La prise du pouvoir par les militaires dans les pays de l’AES a été suivie d’un changement paradigmatique. Lors d’une visite au Burkina Faso juin dernier, le Colonel Assimi Goita du Mali avait notamment expliqué que la création de l'Alliance des États du Sahel (AES) a permis au trois pays membres :


de sortir des partenariats de façade et non efficaces pour nous orienter vers des partenaires sincères tels que la Russie, la Chine, la Türkiye.

De l’autre côté, la Türkiye elle continue de renforcer sa présence en Afrique qui est devenue depuis plus de 20 ans, une priorité pour Ankara.

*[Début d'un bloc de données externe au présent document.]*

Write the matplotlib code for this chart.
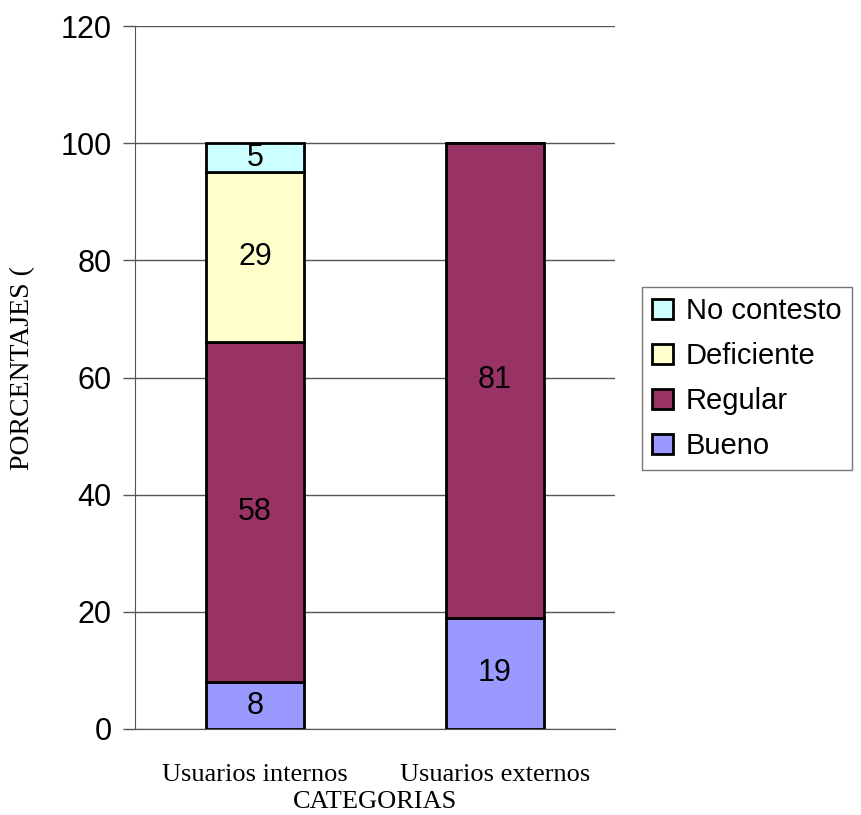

Les relations turco-africaines se sont d’abord accélérées depuis 2005 décrétée "Année de l’Afrique" en Türkiye, synonyme d’une ouverture du pays au continent.


Depuis lors, les échanges économiques entre les deux entités ont atteint plus de 40 milliards de dollars. Le marché africain est devenu non seulement une aubaine pour le commerce turc mais aussi pour les entreprises turques qui ont renforcé notamment leur présence dans le secteur des infrastructures.

Mais si la Türkiye avait priorisé les relations économiques et commerciales avec les pays africains, le développement de son industrie de défense a permis à Ankara de renforcer ses partenariats militaires. La Türkiye est déjà militairement présente en Libye et en Somalie où notamment elle forme les militaires somaliennes et partage son expérience de la lutte antiterroriste.


Ces nouveaux attributs d’Ankara dans sa politique étrangère pourraient davantage se faire ressentir au Niger où la lutte contre le terrorisme est un prérequis pour stabiliser le pays et aspirer à l’émergence. Ankara se présente désormais comme une alternative non seulement dans le cadre de la coopération économique mais aussi militaire.

En ce sens, subsiste une convergence des besoins et des visions stratégiques entre la Türkiye et le Niger qui, comme ses voisins du Sahel, cherche de nouveaux partenaires plus crédibles. La Türkiye qui compte 45 ambassades désormais en Afrique continue de faire du continent un "bassin géopolitique" où elle peut promouvoir son commerce, ses entreprises et des partenariats crédibles, pouvant se répercuter dans son aura diplomatique.


Si la Türkiye était connue pour son soft power en Afrique depuis deux décennies, elle est désormais concrètement dans une démarche de smart power avec un renforcement de ses coopérations militaires avec des pays demandeurs et dans le besoin, comme le Niger.